I read some interesting articles from Alex Seropian, former president of Bungie studios (before MS bought them).
:/
He made several arguments against the common wisdom of the time regarding Mac ports - mostly saying that any significant cost of porting was due to a lack of planning for porting. Having written OpenGL code with and without thinking about how hard it would be to port the code to DirectX, I can definitely understand what he is talking about. He claimed that by planning for a cross platform release from the beginning, the cost added to their development was minimal relative to the profits from the additional market - and the goodwill from the mac community. While mac sales accounted for only a small portion of their total profits, some profit is always better than no profit, at a relatively small additional risk.
But most dev houses are stuck in somebody's proprietary API's, or don't have the expertise or forethought to write portable code - because it does add a different dimension to your development process. So a mac version requires a complete rewrite of all shaders and graphics libraries for opengl, all sound libraries to openAL, and probably new loading classes to handle the endianness (although this, at least, has changed a bit). Not to mention the fun issues you can have with differences in floating point precision
Basically the overall point is that porting is expensive and only worth the cost for best-selling games, but planning for cross platform development will likely give you similar returns on a small scale to your windows release.
I'd have to agree with your assessment.
FMOD recently dropped OpenAL driver support. In our upcoming game (I pretty much handle all the audio programming), we've decided to go with a software-only mixing solution based via FMOD. It gives us a degree of freedom that we always lacked when supporting hardware solutions. A year or two from now, the CPU impact will be considered negligible, even for software I3DL2 (basically, EAX 2) implementations. And, quite frankly, I get awfully tired of worrying about driver and hardware compatibility issues. You'd think that it wouldn't be so difficult to write a stable audio driver... The fact that buggy audio drivers won't be able to blue-screen Windows Vista is a *good* thing.
The lack of support from Vista and FMOD finally put the nail in the coffin for accelerated audio.
Irony: Agile development has too much intertia to be abandoned now.
You're kidding right? OpenGL is dying, and has been for years. DirectX, especially with DirectX 10, is so far ahead of OpenGL in terms of its architecture, far cleaner interface, and very standardized features (yes OpenGL has them all with extensions.. oh what a great solution!) that OpenGL is truely like coding a game in the 90s. Oh wait, that's when OpenGL was designed, and it's barely changed since. I loved OpenGL back in the day but, like most 15 year-old things in Computer Science, it's time has passed.
Yes, I'm a graphics programmer at a major game developer. Yes, I'm shipping one of (possibly the) first DirectX 10 games. Yes, Vista SUCKS. But DirectX 10? It's been done right, finally.

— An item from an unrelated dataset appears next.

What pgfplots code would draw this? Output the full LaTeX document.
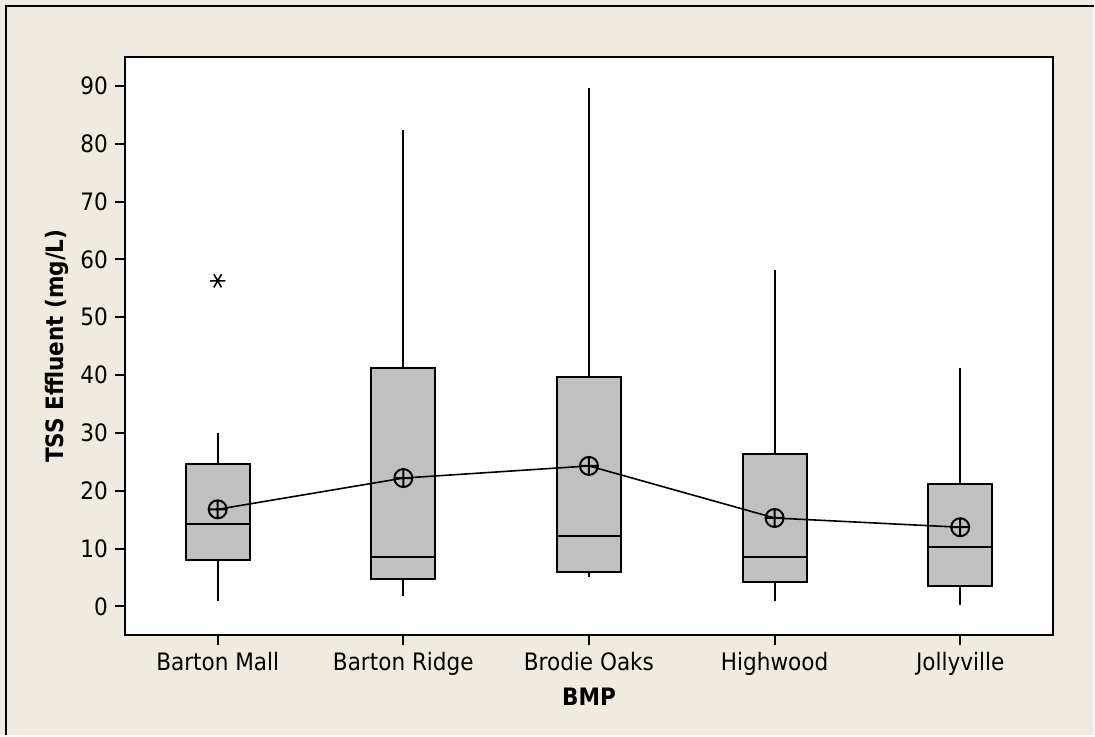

I would suggest that those same people need to take some example from the majority of us using open source software who are *fully aware* that if you make a major update to your system, you may end up screwing up a piece of software that you were able to run fine previously.
I'm sorry, but whether you use Linux or Windows, you're a complete and utter fool if you always run the "latest and greatest" version of everything AND expect everything to run smoothly out of the box.
Gentoo Linux - another day, another USE flag.